Unhealthy ideologies are one thing, but on the individual level we find that smaller thoughts are the poison--

"I'm not good enough."

"I'll end up drooling in a nursing home."

"My parents prefer my sibling."

"I deserve to suffer."

etc, etc, etc.

The harm comes from the emotions of guilt, shame, anger, and sadness that arise from negative thoughts.

Some discussion of emotions should be carried out on this blog.

Mind parasites and so forth have been well descibed, but the slough of negative emotions has yet to be drained here.

Who wants to comment on sadness? Anger? Frustration?
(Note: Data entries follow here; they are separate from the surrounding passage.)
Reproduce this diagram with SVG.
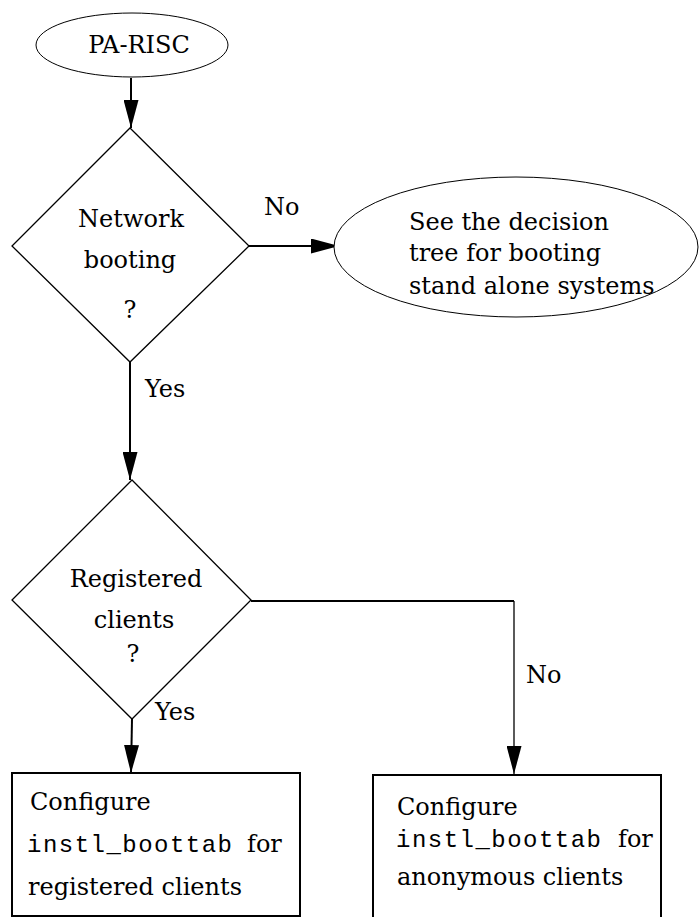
<svg xmlns="http://www.w3.org/2000/svg" width="699" height="917" viewBox="0 0 699 917">
<style>
.t{font-family:"DejaVu Serif","Liberation Serif",serif;font-size:24px;fill:#000}
.m{font-family:"Liberation Mono","DejaVu Sans Mono",monospace;font-size:24px;fill:#000}
.c{text-anchor:middle}
.shape{fill:#fff;stroke:#000}
.conn{fill:none;stroke:#000;stroke-width:2}
</style>
<defs>
<marker id="ah" markerUnits="userSpaceOnUse" markerWidth="28" markerHeight="15" refX="28" refY="7.5" orient="auto">
<path d="M0,0 L28,7.5 L0,15 z" fill="#000"/>
</marker>
</defs>
<rect width="699" height="917" fill="#fff"/>
<g id="connectors">
<path class="conn" d="M131,78 V128" marker-end="url(#ah)"/>
<path class="conn" d="M249,246 H339" marker-end="url(#ah)"/>
<path class="conn" d="M130,362 V480" marker-end="url(#ah)"/>
<path class="conn" d="M132,719 L131,773" marker-end="url(#ah)"/>
<path class="conn" d="M251,601 H514"/>
<path class="conn" style="stroke-width:1.3" d="M514,601 V774" marker-end="url(#ah)"/>
<text class="t" x="264" y="215">No</text>
<text class="t" x="145" y="397">Yes</text>
<text class="t" x="155" y="720">Yes</text>
<text class="t" x="526" y="683">No</text>
</g>
<g id="start">
<ellipse class="shape" cx="132" cy="45" rx="96" ry="32" stroke-width="1"/>
<text class="t c" x="139" y="53">PA-RISC</text>
</g>
<g id="network">
<path class="shape" d="M130,128 L249,246 L130,362 L12,246 Z" stroke-width="1.3"/>
<text class="t c" x="131" y="227">Network</text>
<text class="t c" x="130" y="268">booting</text>
<text class="t c" x="130" y="318">?</text>
</g>
<g id="standalone">
<ellipse class="shape" cx="516" cy="247" rx="182" ry="70" stroke-width="1"/>
<text class="t" x="409" y="230">See the decision</text>
<text class="t" x="409" y="261">tree for booting</text>
<text class="t" x="409" y="294">stand alone systems</text>
</g>
<g id="registered">
<path class="shape" d="M132,480 L251,600 L132,719 L12,600 Z" stroke-width="1.3"/>
<text class="t c" x="136" y="587">Registered</text>
<text class="t c" x="134" y="628">clients</text>
<text class="t c" x="133" y="662">?</text>
</g>
<g id="box-registered">
<rect class="shape" x="12" y="773" width="288" height="143" stroke-width="2"/>
<text class="t" x="30" y="810">Configure</text>
<text class="m" x="27" y="852" textLength="205" lengthAdjust="spacing">instl_boottab</text>
<text class="t" x="247" y="852">for</text>
<text class="t" x="28" y="895">registered clients</text>
</g>
<g id="box-anonymous">
<rect class="shape" x="373" y="775" width="288" height="150" stroke-width="2"/>
<text class="t" x="397" y="815">Configure</text>
<text class="m" x="396" y="847" textLength="205" lengthAdjust="spacing">instl_boottab</text>
<text class="t" x="618" y="847">for</text>
<text class="t" x="397" y="885">anonymous clients</text>
</g>
</svg>
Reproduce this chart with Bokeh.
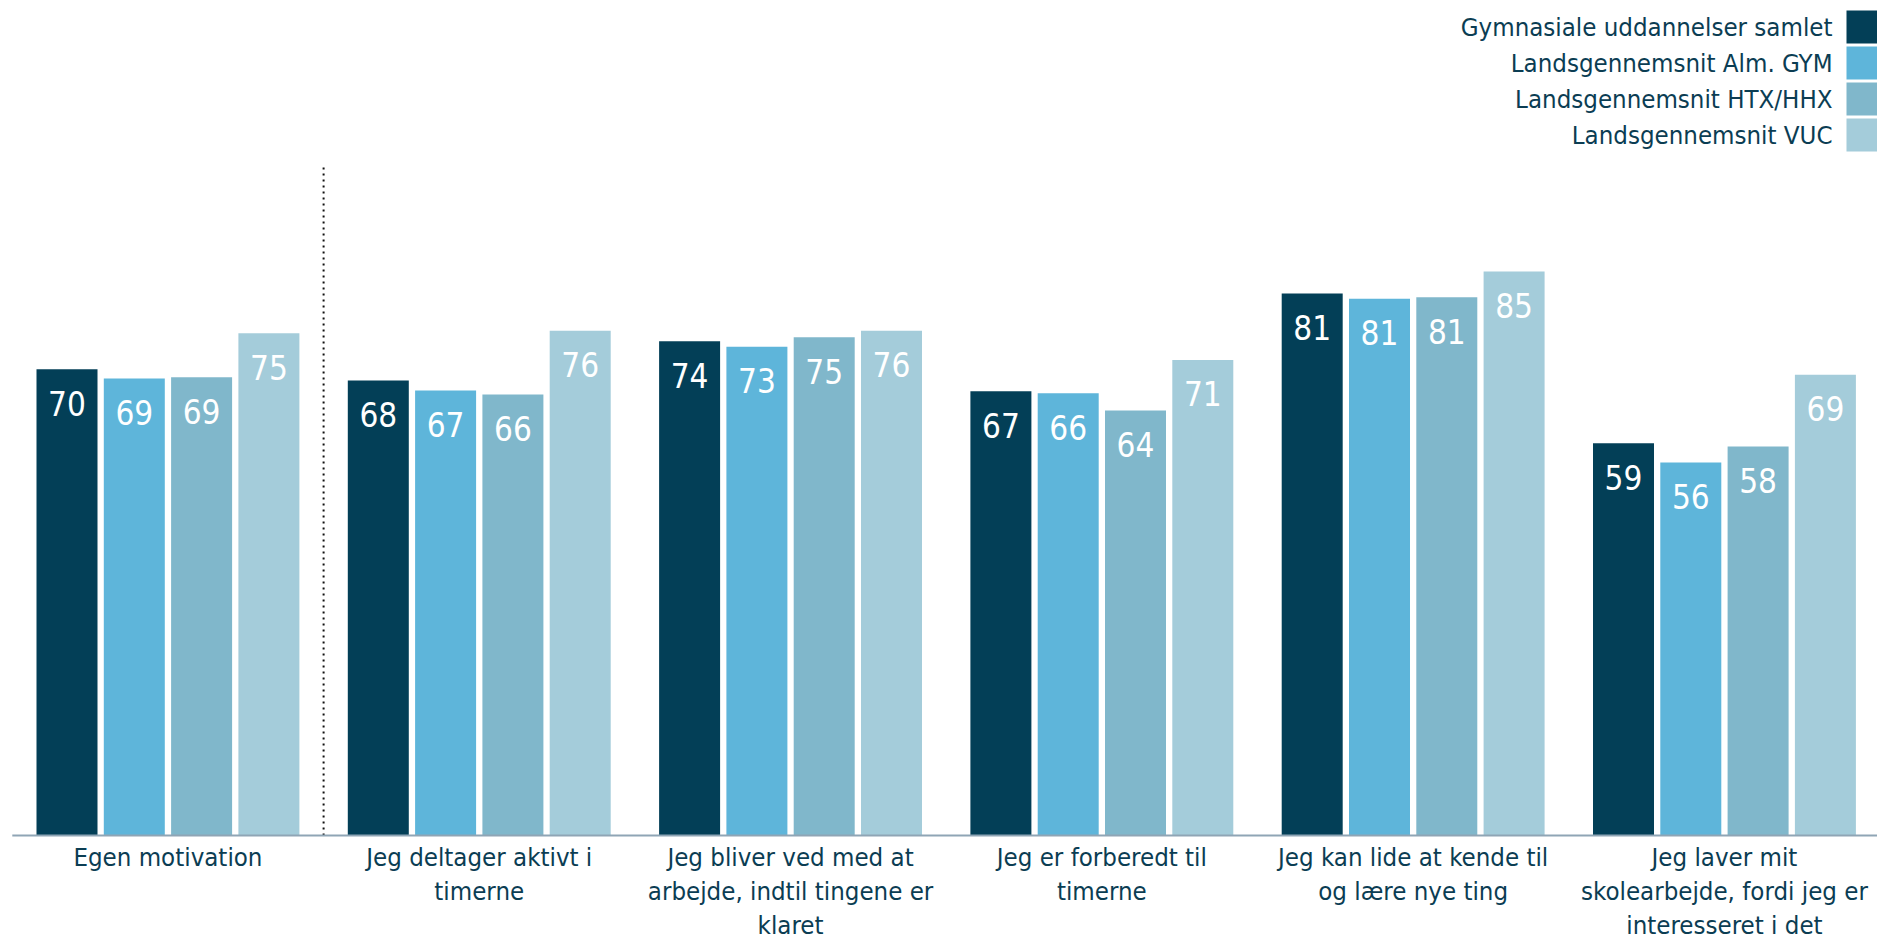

Lonliness?

Bring out your festering pain to parade before the group and be studied.

ge said...

Sun at Midnight
for an intriguing americanized up=to=date presentation of sufism

nobody
opens
rumi
anymore;
television
eats
muslim
books

Shemp said...

"Mind parasites and so forth have been well descibed, but the slough of negative emotions has yet to be drained here."

We did that before we arrived here. It's the reason that, unlike some, we are able to grasp what Bob offers.

puss boil said...

Anon,

You go first ya sick bastich.

sehoy said...

Hi , Julie,

I'm glad to see you back again.

I think you a correct about Abdul. That was also my impression. I suspect his reading
comprehension is better than his writing. It was so for me with German.